New analysis of samples returned by Japan’s Hayabusa2 mission has revealed that the asteroid Ryugu underwent a significant surface transformation much more recently than its 4.6-billion-year age would suggest. Researchers have discovered evidence that the asteroid was bombarded by a dense swarm of micrometeorites approximately 1,000 years ago.
The Sodium Mystery
The breakthrough came from examining the chemical composition of Ryugu’s surface fragments. Scientists detected a microscopic layer of sodium —only 10 nanometers thick—coating the particles.
Under normal circumstances, finding sodium on an asteroid’s surface is a scientific anomaly. Sodium is a “volatile” element, meaning it is easily lost to the vacuum of space. Typically, solar winds strip these elements away, leaving the surface depleted. The presence of this sodium layer acted as a chemical “timer” for researchers.
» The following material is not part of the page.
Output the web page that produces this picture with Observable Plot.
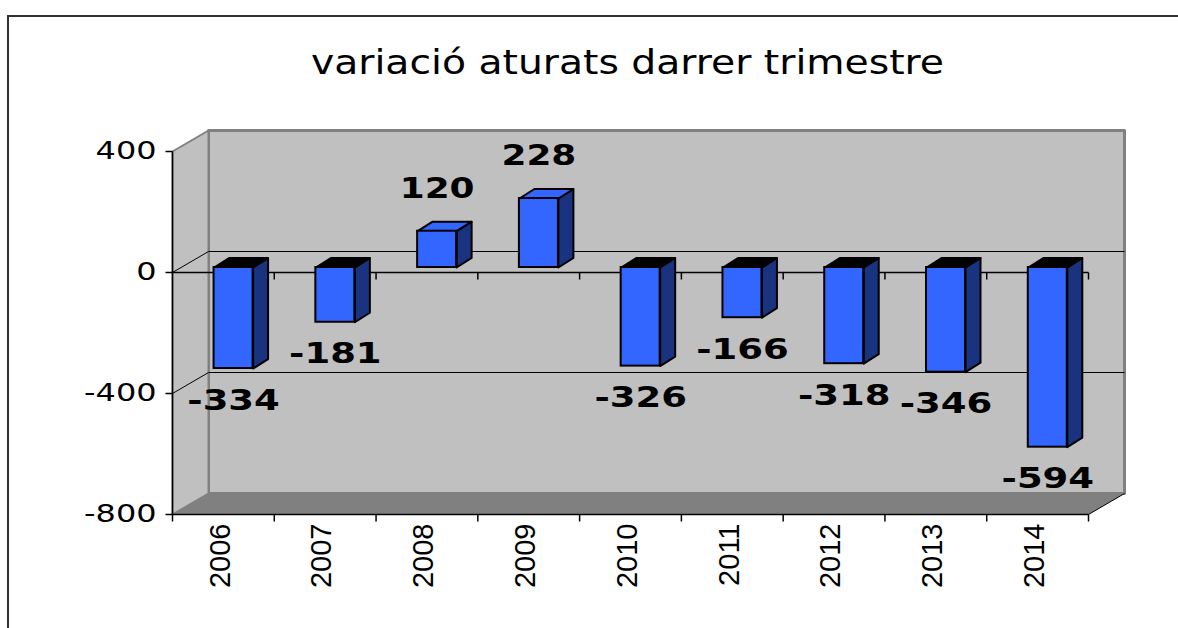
<!DOCTYPE html>
<html><head><meta charset="utf-8">
<script src="https://cdn.jsdelivr.net/npm/d3@7"></script>
<script src="https://cdn.jsdelivr.net/npm/@observablehq/plot@0.6"></script>
<style>
body{margin:0;background:#fff;}
#wrap{position:relative;width:1178px;height:628px;overflow:hidden;background:#fff;}
#chart{position:absolute;left:0;top:0;}
#frame{position:absolute;left:7px;top:15px;width:1300px;height:800px;border-left:2px solid #333;border-top:2px solid #333;pointer-events:none;}
</style></head><body>
<div id="wrap"><div id="chart"></div><div id="frame"></div></div>
<script>
// ---- data ----
const years = ["2006","2007","2008","2009","2010","2011","2012","2013","2014"];
const values = [-334,-181,120,228,-326,-166,-318,-346,-594];
const yTicks = [-800,-400,0,400];
const wallGrid = [0,-400];
const titleText = "variació aturats darrer trimestre";

// ---- layout ----
const W=1178, H=628, mL=172, mR=90, mT=151, mB=114;
const n = years.length;
const yMin=-800, yMax=400;
const pxX=(W-mL-mR)/n, pxY=(H-mT-mB)/(yMax-yMin);
const DX=36/pxX, DY=21/pxY;                 // wall depth in data units
const barW=39/pxX, barOff=0.1, barZ=5/pxY;  // bar front face
const barDX=15/pxX, barDY=9.5/pxY;          // bar depth
const tickX=7/pxX, tickY=7/pxY;

const poly=(id,pts)=>pts.map(([x,y])=>({id,x,y}));
const back = poly("back",[[DX,yMin+DY],[n+DX,yMin+DY],[n+DX,yMax+DY],[DX,yMax+DY]]);
const left = poly("left",[[0,yMin],[DX,yMin+DY],[DX,yMax+DY],[0,yMax]]);
const floor = poly("floor",[[0,yMin],[n,yMin],[n+DX,yMin+DY],[DX,yMin+DY]]);

const bars = values.map((v,i)=>{
  const xl=i+0.5+barOff-barW/2;
  return {i, v, year:years[i], xl, xr:xl+barW, xc:xl+barW/2, b:barZ, e:v+barZ, top:Math.max(v,0)+barZ};
});
const sides = bars.flatMap(d=>poly(d.i,[[d.xr,d.b],[d.xr,d.e],[d.xr+barDX,d.e+barDY],[d.xr+barDX,d.b+barDY]]));
const topPoly = d=>poly(d.i,[[d.xl,d.top],[d.xr,d.top],[d.xr+barDX,d.top+barDY],[d.xl+barDX,d.top+barDY]]);
const topsNeg = bars.filter(d=>d.v<0).flatMap(topPoly);
const topsPos = bars.filter(d=>d.v>=0).flatMap(topPoly);

const P = {x:"x", y:"y", z:"id", curve:"linear-closed"};

const svg = Plot.plot({
  width:W, height:H, marginLeft:mL, marginRight:mR, marginTop:mT, marginBottom:mB,
  x:{domain:[0,n], axis:null},
  y:{domain:[yMin,yMax], axis:null},
  style:{background:"transparent", overflow:"visible"},
  marks:[
    Plot.line(back,{...P, fill:"#c0c0c0", stroke:"#808080", strokeWidth:3}),
    Plot.line(left,{...P, fill:"#c0c0c0", stroke:"#808080", strokeWidth:2}),
    Plot.line(floor,{...P, fill:"#808080", stroke:"none"}),
    Plot.link(wallGrid,{x1:0, y1:d=>d, x2:DX, y2:d=>d+DY, stroke:"#000", strokeWidth:1}),
    Plot.link(wallGrid,{x1:DX, y1:d=>d+DY, x2:n+DX, y2:d=>d+DY, stroke:"#000", strokeWidth:1}),
    Plot.link([yMin],{x1:n, y1:d=>d, x2:n+DX, y2:d=>d+DY, stroke:"#000", strokeWidth:1}),
    // front category axis at zero
    Plot.link([0],{x1:0, x2:n, y1:d=>d, y2:d=>d, stroke:"#000", strokeWidth:1.5}),
    Plot.link(d3.range(1,n+1),{x1:d=>d, x2:d=>d, y1:0, y2:-tickY, stroke:"#000", strokeWidth:1.5}),
    // bars
    Plot.line(sides,{...P, fill:"#1a3380", stroke:"#000", strokeWidth:2}),
    Plot.line(topsNeg,{...P, fill:"#000", stroke:"#000", strokeWidth:2}),
    Plot.line(topsPos,{...P, fill:"#3366ff", stroke:"#000", strokeWidth:2}),
    Plot.rect(bars,{x1:"xl", x2:"xr", y1:"b", y2:"e", fill:"#3366ff", stroke:"#000", strokeWidth:2}),
    // y axis
    Plot.link([0],{x1:d=>d, x2:d=>d, y1:yMin, y2:yMax, stroke:"#000", strokeWidth:1.5}),
    Plot.link(yTicks,{x1:0, x2:-tickX, y1:d=>d, y2:d=>d, stroke:"#000", strokeWidth:1.5}),
    // bottom axis
    Plot.link([yMin],{x1:0, x2:n, y1:d=>d, y2:d=>d, stroke:"#000", strokeWidth:1.5}),
    Plot.link(d3.range(0,n+1),{x1:d=>d, x2:d=>d, y1:yMin, y2:yMin-tickY, stroke:"#000", strokeWidth:1.5}),
    // texts
    Plot.text([titleText],{frameAnchor:"top", text:d=>d, dy:-78, dx:-3, lineAnchor:"bottom", fontSize:33, fontFamily:"DejaVu Sans", fill:"#000"}),
    Plot.text(yTicks,{x:0, y:d=>d, text:d=>String(d), textAnchor:"end", dx:-16, fontSize:24, fontFamily:"DejaVu Sans", fill:"#000"}),
    Plot.text(years,{x:(d,i)=>i+0.5, y:yMin, text:d=>d, rotate:-90, textAnchor:"end", dy:9, dx:-3, fontSize:29, fontFamily:"Liberation Sans", fill:"#000"}),
    Plot.text(bars.filter(d=>d.v<0),{x:"xc", y:"e", text:d=>String(d.v), dy:32, fontSize:28, fontWeight:"bold", fontFamily:"DejaVu Sans", fill:"#000"}),
    Plot.text(bars.filter(d=>d.v>=0),{x:"xc", y:"e", text:d=>String(d.v), dy:-42, fontSize:28, fontWeight:"bold", fontFamily:"DejaVu Sans", fill:"#000"})
  ]
});
document.getElementById("chart").appendChild(svg);

// horizontally widen texts like the original rendering
const groups = svg.querySelectorAll('g[aria-label="text"]');
const stretch=(g,k)=>{ if(!g) return; g.querySelectorAll("text").forEach(t=>{
  const w=t.getComputedTextLength(); t.setAttribute("textLength", w*k); t.setAttribute("lengthAdjust","spacingAndGlyphs");});};
stretch(groups[0],1.19);
stretch(groups[1],1.33);
stretch(groups[3],1.32);
stretch(groups[4],1.28);
</script>
</body></html>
“Based on these data, we considered a maximum time window of a thousand years, beyond which the sodium should have been completely released, making it impossible to observe any accumulation,” explained lead researcher Ernesto Palomba of the Italian National Institute for Astrophysics (INAF).
Evidence of Impact
To confirm the theory of a recent bombardment, the research team looked beyond just chemical traces. They identified physical “scars” on the asteroid fragments, including:
– Glassy formations: Small areas of melted material caused by high-velocity impacts.
– Micro-craters: Tiny impact sites left by micrometeorites.
– Lattice-like microstructures: Patterns created by the continuous interaction between the asteroid and solar winds.
The team also noted an enrichment of iron on the surface. This suggests that while the material protected deep underground remains relatively unchanged, the surface layer has been aggressively altered by constant micro-impacts and solar radiation.
Why This Matters: Space Weather and Planetary Evolution
This discovery provides a rare window into the “weather” of deep space. While we often think of asteroids as static, ancient rocks, they are actually dynamic objects constantly being reshaped by their environment.
This phenomenon highlights a fundamental difference between Earth and airless celestial bodies:
– On Earth: Our atmosphere acts as a shield, burning up micrometeoroids and creating meteor showers like the Perseids.
– On Asteroids: Without an atmosphere, these tiny impacts strike the surface directly, fundamentally changing the chemical and physical makeup of the object.
Understanding these processes is crucial for scientists studying the evolution of the solar system and the composition of near-Earth objects that could potentially pose risks to our planet.
Looking Ahead
The INAF research team now intends to conduct laboratory experiments to replicate these chemical changes. By attempting to recreate the specific surface chemistry observed in the Ryugu samples, they hope to better understand how cosmic dust and solar winds reshape the surfaces of worlds across our solar system.
Conclusion
The discovery proves that even ancient asteroids are subject to sudden, transformative events. By analyzing microscopic chemical traces, scientists can now reconstruct the recent history of celestial bodies, revealing a much more active and violent space environment than previously understood.